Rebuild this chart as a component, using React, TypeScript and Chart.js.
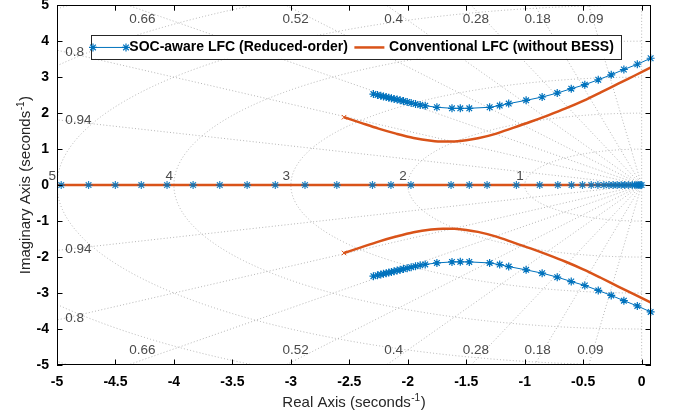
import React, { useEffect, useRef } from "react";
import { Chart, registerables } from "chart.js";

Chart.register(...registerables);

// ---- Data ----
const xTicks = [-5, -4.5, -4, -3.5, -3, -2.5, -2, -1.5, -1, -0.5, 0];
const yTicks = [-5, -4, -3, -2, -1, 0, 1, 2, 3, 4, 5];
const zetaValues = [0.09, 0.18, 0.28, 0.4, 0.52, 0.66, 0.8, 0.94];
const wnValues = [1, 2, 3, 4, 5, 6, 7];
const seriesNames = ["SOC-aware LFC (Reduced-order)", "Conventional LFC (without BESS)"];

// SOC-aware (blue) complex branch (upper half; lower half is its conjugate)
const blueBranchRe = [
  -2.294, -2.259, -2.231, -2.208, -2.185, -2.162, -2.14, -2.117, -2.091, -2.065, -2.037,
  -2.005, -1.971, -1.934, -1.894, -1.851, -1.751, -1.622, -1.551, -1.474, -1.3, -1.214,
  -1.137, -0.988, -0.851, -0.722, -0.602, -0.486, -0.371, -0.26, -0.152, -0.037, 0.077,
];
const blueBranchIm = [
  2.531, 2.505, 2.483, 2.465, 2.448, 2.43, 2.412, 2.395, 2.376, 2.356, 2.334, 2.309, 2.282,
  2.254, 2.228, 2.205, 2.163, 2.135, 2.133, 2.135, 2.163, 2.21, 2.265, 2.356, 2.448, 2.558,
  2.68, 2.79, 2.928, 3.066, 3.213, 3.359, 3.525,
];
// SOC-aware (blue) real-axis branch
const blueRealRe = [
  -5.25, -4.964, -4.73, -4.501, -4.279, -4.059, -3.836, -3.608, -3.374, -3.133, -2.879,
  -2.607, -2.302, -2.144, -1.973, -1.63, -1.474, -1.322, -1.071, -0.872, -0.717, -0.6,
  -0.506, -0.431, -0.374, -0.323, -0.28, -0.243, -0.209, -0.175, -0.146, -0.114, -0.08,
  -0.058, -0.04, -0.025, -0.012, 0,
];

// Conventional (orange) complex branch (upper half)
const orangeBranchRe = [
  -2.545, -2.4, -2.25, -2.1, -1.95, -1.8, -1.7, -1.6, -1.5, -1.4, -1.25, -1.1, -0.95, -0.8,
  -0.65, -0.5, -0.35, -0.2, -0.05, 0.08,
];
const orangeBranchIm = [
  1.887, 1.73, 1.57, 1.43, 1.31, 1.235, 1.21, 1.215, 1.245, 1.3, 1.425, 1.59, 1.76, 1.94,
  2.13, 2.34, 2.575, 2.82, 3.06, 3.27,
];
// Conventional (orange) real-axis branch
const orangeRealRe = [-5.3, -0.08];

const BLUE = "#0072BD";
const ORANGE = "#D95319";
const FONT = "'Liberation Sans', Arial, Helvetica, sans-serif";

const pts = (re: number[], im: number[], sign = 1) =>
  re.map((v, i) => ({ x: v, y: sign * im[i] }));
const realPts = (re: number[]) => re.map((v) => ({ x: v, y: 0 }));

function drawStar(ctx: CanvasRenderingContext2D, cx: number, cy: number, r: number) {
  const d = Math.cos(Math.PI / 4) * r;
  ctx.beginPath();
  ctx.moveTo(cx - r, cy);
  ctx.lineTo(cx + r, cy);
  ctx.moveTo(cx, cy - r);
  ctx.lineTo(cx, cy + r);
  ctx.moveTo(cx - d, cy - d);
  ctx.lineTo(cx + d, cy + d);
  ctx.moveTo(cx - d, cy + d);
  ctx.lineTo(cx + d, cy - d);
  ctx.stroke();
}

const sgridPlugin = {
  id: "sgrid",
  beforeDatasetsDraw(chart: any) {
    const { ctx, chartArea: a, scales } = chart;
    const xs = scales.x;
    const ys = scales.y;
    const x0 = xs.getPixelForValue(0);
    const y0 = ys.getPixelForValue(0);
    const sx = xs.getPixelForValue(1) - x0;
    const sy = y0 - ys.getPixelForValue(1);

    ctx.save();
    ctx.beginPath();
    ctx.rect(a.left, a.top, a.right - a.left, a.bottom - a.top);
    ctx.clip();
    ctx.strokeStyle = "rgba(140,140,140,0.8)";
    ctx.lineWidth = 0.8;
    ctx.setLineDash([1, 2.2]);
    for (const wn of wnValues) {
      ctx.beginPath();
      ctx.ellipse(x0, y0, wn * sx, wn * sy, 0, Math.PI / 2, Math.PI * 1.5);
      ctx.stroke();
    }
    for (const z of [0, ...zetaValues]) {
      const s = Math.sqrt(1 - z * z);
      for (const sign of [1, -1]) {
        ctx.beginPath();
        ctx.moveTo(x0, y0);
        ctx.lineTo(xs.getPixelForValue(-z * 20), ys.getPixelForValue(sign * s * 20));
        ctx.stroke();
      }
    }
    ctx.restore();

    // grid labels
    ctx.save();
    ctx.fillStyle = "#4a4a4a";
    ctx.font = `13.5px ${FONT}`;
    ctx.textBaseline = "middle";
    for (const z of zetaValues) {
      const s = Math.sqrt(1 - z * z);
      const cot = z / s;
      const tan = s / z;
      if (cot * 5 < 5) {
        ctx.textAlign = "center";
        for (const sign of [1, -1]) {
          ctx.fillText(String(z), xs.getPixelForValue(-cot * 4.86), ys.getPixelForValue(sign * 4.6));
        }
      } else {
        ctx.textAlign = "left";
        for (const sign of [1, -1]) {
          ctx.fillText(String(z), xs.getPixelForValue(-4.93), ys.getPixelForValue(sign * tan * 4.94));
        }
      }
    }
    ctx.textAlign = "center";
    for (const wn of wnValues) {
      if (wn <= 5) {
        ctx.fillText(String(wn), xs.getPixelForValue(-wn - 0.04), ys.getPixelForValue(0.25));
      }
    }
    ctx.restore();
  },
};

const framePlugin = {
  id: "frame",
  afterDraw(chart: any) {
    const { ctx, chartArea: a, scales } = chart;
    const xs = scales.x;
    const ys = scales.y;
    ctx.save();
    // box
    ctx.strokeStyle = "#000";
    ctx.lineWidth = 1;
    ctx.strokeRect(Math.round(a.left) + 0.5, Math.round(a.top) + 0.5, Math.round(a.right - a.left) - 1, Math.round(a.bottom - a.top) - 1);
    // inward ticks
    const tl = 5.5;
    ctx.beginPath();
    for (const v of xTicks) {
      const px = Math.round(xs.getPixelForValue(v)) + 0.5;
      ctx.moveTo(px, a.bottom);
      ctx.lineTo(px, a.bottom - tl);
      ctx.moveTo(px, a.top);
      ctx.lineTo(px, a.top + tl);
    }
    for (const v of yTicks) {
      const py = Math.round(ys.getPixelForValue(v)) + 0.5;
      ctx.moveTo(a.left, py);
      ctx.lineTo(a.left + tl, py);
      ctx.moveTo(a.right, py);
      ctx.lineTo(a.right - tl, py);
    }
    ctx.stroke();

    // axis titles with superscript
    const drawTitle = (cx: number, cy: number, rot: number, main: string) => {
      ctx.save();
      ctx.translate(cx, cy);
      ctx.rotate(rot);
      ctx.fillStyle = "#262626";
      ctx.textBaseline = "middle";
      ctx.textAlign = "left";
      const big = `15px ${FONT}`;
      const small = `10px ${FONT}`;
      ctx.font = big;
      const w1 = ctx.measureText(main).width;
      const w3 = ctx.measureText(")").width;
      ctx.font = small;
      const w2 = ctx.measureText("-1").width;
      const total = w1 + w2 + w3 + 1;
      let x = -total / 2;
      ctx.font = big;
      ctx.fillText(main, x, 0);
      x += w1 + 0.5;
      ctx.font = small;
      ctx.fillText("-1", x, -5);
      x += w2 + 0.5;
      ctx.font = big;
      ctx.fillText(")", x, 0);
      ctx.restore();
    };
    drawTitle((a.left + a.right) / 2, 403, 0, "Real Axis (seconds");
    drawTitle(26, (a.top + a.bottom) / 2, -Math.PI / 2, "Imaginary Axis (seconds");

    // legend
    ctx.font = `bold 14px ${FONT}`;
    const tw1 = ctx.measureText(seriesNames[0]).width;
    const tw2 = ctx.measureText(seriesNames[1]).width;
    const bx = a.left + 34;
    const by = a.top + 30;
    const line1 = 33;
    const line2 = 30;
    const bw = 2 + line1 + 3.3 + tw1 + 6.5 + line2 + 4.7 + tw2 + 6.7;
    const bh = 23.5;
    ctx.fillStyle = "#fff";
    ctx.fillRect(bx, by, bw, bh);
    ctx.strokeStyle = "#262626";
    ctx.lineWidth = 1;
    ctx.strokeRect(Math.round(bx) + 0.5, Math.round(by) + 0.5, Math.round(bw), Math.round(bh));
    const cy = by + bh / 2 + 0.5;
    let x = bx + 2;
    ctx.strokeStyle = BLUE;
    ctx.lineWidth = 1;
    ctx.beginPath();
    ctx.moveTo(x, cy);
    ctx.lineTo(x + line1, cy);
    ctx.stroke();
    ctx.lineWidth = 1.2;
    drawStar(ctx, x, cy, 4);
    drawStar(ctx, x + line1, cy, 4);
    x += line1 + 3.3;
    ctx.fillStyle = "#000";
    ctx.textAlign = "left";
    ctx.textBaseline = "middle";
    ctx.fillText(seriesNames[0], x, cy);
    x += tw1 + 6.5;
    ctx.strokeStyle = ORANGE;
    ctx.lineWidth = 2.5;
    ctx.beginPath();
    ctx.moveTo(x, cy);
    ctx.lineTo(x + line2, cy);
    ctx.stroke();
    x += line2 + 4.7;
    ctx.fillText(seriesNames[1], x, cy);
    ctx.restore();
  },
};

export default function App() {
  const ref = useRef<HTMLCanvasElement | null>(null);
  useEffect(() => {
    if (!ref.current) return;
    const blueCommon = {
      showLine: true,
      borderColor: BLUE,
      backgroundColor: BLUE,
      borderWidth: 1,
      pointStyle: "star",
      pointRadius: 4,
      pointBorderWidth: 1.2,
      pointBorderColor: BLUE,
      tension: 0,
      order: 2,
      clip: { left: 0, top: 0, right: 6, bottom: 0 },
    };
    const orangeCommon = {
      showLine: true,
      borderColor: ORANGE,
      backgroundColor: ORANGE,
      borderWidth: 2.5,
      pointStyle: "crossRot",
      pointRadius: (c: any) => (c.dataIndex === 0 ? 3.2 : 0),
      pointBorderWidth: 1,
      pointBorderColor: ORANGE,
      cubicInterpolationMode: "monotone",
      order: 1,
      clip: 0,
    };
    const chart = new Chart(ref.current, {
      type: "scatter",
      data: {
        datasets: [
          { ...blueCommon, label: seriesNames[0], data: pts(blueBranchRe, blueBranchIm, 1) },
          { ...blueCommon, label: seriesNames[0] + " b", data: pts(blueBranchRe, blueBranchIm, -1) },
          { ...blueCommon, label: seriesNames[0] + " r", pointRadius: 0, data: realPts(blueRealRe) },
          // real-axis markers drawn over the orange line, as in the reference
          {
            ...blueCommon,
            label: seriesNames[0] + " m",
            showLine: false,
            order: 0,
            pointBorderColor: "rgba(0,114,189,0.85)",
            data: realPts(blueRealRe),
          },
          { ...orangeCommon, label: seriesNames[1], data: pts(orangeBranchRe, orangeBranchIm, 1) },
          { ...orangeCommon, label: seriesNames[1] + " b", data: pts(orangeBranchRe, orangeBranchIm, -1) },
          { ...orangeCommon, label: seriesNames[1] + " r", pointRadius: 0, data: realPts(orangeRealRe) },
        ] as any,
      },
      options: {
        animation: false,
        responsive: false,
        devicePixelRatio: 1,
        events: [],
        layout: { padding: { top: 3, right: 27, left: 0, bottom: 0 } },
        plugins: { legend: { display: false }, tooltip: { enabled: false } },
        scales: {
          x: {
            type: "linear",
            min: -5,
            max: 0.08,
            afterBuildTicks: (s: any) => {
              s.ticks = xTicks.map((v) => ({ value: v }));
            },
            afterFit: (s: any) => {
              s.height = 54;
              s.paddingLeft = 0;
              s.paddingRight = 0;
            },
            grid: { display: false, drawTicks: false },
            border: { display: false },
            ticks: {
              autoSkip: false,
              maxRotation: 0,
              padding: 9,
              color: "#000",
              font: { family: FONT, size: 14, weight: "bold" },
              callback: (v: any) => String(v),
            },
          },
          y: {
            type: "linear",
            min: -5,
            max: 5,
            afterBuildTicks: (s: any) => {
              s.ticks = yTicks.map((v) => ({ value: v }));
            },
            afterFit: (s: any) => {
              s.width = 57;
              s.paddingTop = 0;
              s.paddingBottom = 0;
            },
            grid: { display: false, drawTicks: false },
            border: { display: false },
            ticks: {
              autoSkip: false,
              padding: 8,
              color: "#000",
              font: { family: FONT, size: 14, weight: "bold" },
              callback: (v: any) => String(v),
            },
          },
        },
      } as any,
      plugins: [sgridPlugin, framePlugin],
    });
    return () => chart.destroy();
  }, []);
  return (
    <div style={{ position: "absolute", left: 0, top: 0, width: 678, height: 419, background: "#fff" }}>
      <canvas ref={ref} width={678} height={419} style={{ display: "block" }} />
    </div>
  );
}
════
Required work: Write out nothing but the lines from the start of the data through the line with "Chart.register(...registerables);". Leave out the pictures.

Exercise answer:
Rebuild this chart as a component, using React, TypeScript and Chart.js.
import React, { useEffect, useRef } from "react";
import { Chart, registerables } from "chart.js";

Chart.register(...registerables);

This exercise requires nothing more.